The current eMAG (Skylark), though it is current, is not very new either. It's a 16 nm design from last year. They wanted to launch Quicksilver in 2019, but there's like one month left..
In multi-thread benchmarks of raw memory I/O we found a clear performance leader in Ampere’s eMAG, outperforming both AMD’s EPYC and Intel’s XEON CPUs by a factor of 6 or higher
That doesn't sound right. Neither AMD nor Intel get more than a handful of GB/s in basic memory I/O? Any idea what could be wrong?
"It should be noted that Kinvolk has ongoing cooperation with both Ampere Computing and Packet, and used all infrastructure used in our benchmarking free of charge. Ampere Computing furthermore sponsored the development of the control plane automation used to issue benchmark runs, and to collect resulting data points, and to produce charts."
I'm not saying anything was intentionally done, but optimizations were likely done on the Ampere side.
It doesn't sound remotely right to me either.

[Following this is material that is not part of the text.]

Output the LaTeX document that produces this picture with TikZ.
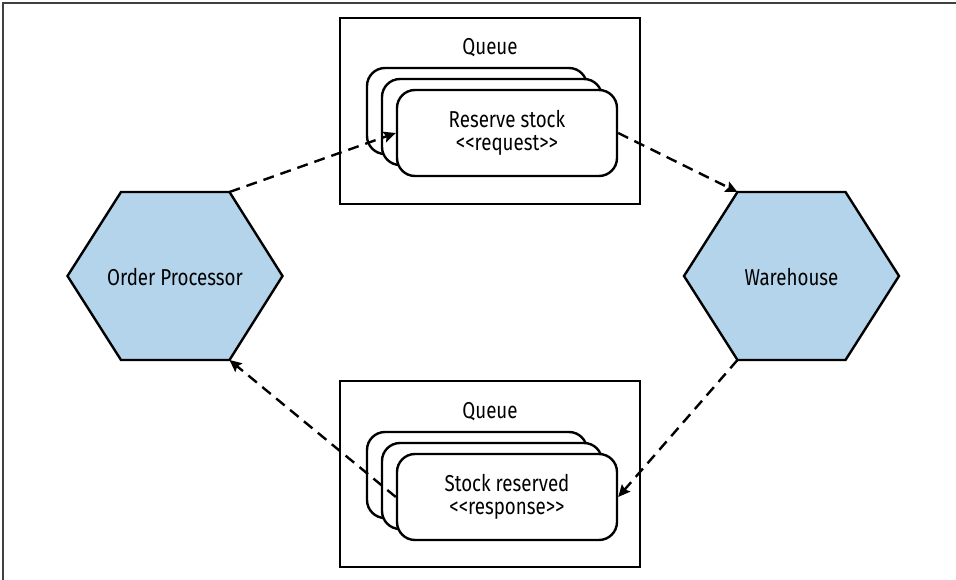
\documentclass[tikz,border=0pt]{standalone}
\usepackage{fontspec}
\newfontfamily\lbl{Fira Sans}[FakeStretch=0.815]
\usetikzlibrary{arrows.meta}
\definecolor{hexblue}{RGB}{179,212,234}
\begin{document}
\begin{tikzpicture}[x=1pt,y=-1pt,
  every node/.append style={font={\lbl\fontsize{23}{23}\selectfont}},
  hexa/.style={draw, line width=2.4pt, fill=hexblue, line join=miter},
  qbox/.style={draw, line width=2.4pt, minimum width=300pt, minimum height=186pt, inner sep=0pt},
  msg/.style={draw, line width=2.4pt, fill=white, rounded corners=18pt, minimum width=220pt, minimum height=86pt, align=center, inner sep=0pt},
  flow/.style={line width=2.4pt, dash pattern=on 11pt off 7pt, -{Stealth[length=12pt,width=11pt,inset=2pt]}},
  frameline/.style={draw=black!75, line width=1.5pt}
]
\useasboundingbox (0,0) rectangle (956,580);
% outer frame edges
\coordinate (fr-tl) at (3,3);
\coordinate (fr-tr) at (956,3);
\coordinate (fr-bl) at (3,580);
\draw[frameline] (fr-bl) -- (fr-tl) -- (fr-tr);

% Order Processor hexagon
\coordinate (op-l) at (67.5,276);
\coordinate (op-tl) at (121,192);
\coordinate (op-tr) at (229.5,192);
\coordinate (op-r) at (282.5,276);
\coordinate (op-br) at (229.5,360);
\coordinate (op-bl) at (121,360);
\path[hexa] (op-l) -- (op-tl) -- (op-tr) -- (op-r) -- (op-br) -- (op-bl) -- cycle;
\node (op) at (175,277) {Order Processor};

% Warehouse hexagon
\coordinate (wh-l) at (684,276);
\coordinate (wh-tl) at (737.5,192);
\coordinate (wh-tr) at (845.5,192);
\coordinate (wh-r) at (899,276);
\coordinate (wh-br) at (845.5,360);
\coordinate (wh-bl) at (737.5,360);
\path[hexa] (wh-l) -- (wh-tl) -- (wh-tr) -- (wh-r) -- (wh-br) -- (wh-bl) -- cycle;
\node (wh) at (791.5,277) {Warehouse};

% Top queue
\node[qbox] (qtop) at (490,111) {};
\node (qtoplbl) at (490,48) {Queue};
\node[msg] (btop) at (477,111) {};
\node[msg] (mtop) at (492,122) {};
\node[msg] (ftop) at (507,133) {Reserve stock\\<\kern0pt<request>\kern0pt>};

% Bottom queue
\node[qbox] (qbot) at (490,474) {};
\node (qbotlbl) at (490,412) {Queue};
\node[msg] (bbot) at (477,475) {};
\node[msg] (mbot) at (492,486) {};
\node[msg] (fbot) at (507,497) {Stock reserved\\<\kern0pt<response>\kern0pt>};

% Flows
\draw[flow] (op-tr) -- (ftop.west);
\draw[flow] (ftop.east) -- (wh-tl);
\draw[flow] (wh-bl) -- (fbot.east);
\draw[flow] (fbot.west) -- (op-br);
\end{tikzpicture}
\end{document}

It could be NUMA since the Intel and AMD systems are NUMA but the eMAG is not. The code for this benchmark appears to be https://github.com/akopytov/sysbench/blob/master/src/tests/m... which... is not an interesting way to benchmark a large server IMO. Running a single process with a lot of threads and a lot of RAM on a NUMA server is going to perform poorly (unless you do a lot of tuning which I don't recommend either). "Microservices" might run a lot faster.
That's only fine if you know all code running in all parts (containers) on the same hardware node. Code running on one container can influence data/code from other containers. (When some third-party has a form of code execution)
Their tests disabled hyperthreading on Intel due to the security concerns and also on AMD on speculation that security concerns might arise in the future (if I read everything correctly).
In the memcopy benchmark, which is designed to stress both memory I/O as well as caches, Intel’s XEON shows the highest raw performance
I am not surprised by that, given that x86 has a single instruction that will copy arbitrary number of bytes in cacheline-sized chunks --- something that ARM does not have.
I'm very impatient to look RISC-V coming to look performance/security.
Don't forget to disable a lot of features about Intel if you want a full secure environment like SMT/Hyper-Threading
Very impressive perf on ARMs side given it competes against decades of x86 specific optimisation in the code.
Intel for example for long intentionally made float performance close to integer of same size, so there was no perf difference in scripting languages that use float internally for all computations.
ARM sucks at web benchmarks because ARM never put any accent on fp perf. Many ARM cores simply don't have fp units at all. The most popular JS vm V8 does a lot of useless float>integer and back conversions under the hood, and that doesn't help either. They are almost free on x86, but degrade js perf on smartphones by double digits.
Second, vector math and vector float math have close to no use in web loads, but a lot of devs still try to put SSE instructions everywhere simply because SSE is many times faster than simple math and many binary manipulations on x86.
ARM on other hand is relatively good with making a lot of ops on byte and double data, because it was historically never aimed at number crunching with extra wide vector instructions.
For the same reason ARMs UCS-2 and UTF-16 parsing performance is that bad. All kinds of parsers exploit fast register renaming on x86 to run tzcnt with very good perf, but they have to revert to relatively slow SIMD bitmasks on ARM. You can feel that a lot when you work with VMs/interpreters that use UCS-2 as their internal unicode implementation.
Hardware peripherals were always x86 optimised too. Yes, almost every device you can hook onto PCIE has been extensively optimised to work well with x86 style DMA, and some higher level APIs like I/O virtualisation, DMA offload engines, and assumptions about typical controller, memory, and cache latency.
Yes, even endianness conversion is there to make x86 jump ahead. Almost all "enterprise hardware" intentionally uses little endian in its protocols, to avoid endianness conversion on x86. Of course at the cost of doing it on big endian machines, that include ARM.
P.S. On other hand, nearly all peripheral ICs aiming at embedded market prefer big endian for an opposite reason.
ARM is doing OK with the current generation of HPC systems, and the post-K system, whose name I forget, should be rather impressive at floating point. SIMD width is not all that matters, after all. (Obviously this is v8 and up, which requires floating point.)